In a recent interview, former WWE star Duke 'The Dumpster' Droese shed light on the backstage politics of the 1990s WWE era, exposing how Shawn Michaels and his close-knit group, The Kliq, wielded their backstage power to hinder the career of wrestling standout Shane Douglas.
The notorious Kliq, consisting of Kevin Nash, Scott Hall, Sean Waltman, Shawn Michaels, and Triple H, may not have been an on-screen faction, but their off-screen camaraderie was well-known within the wrestling industry.
Droese, who graced the WWE from 1994 to 1996, shared insights into how The Kliq's influence adversely affected Shane Douglas' opportunities within the company: "Shane doesn't like Shawn either because The Kliq really did him dirty.
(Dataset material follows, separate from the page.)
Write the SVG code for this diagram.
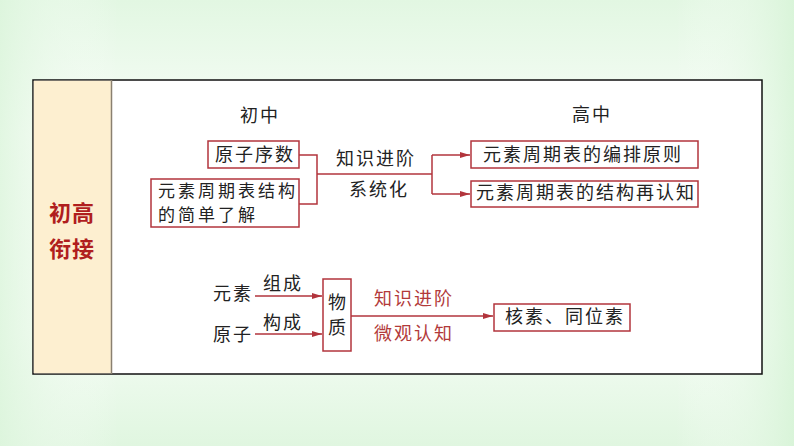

Because he was a great talent and a great wrestler, and he could have done great things with that company. It's just he was dead in the water before he even got started because he rubbed somebody the wrong way, one of The Kliq boys or something."
Shane Douglas' WWE Struggles
Shane Douglas had made a name for himself as a top star in Paul Heyman's ECW promotion, but upon joining WWE, he adopted the character of Dean Douglas, a college dean, which he found uninspiring.
Douglas himself mentioned in a 2022 interview with WSI that WWE Chairman Vince McMahon provided him with lackluster scripts. Despite occasionally socializing with The Kliq members after shows, Duke Droese's on-screen persona rarely intersected with theirs on WWE television.
Droese also addressed Scott Hall's previous comments about Douglas, where he criticized Douglas as "small" and "slow" compared to his peers: "That [Hall's comments] is revisionist history, though. When the guy came in, certain people were all excited about working with him because he is a talent.
He was a great wrestler and still is, I'm sure, but things went the way they did, and everybody creates their narrative later on as to why it happened. A lot of times people will say things that justify their position." Shane Douglas, known for winning the ECW World Heavyweight Championship four times, briefly held the WWE Intercontinental Championship and achieved success in WCW, including capturing the United States Heavyweight Championship.
This revelation provides a glimpse into the complex dynamics of the wrestling world during the 1990s, where backstage politics often played a pivotal role in shaping careers.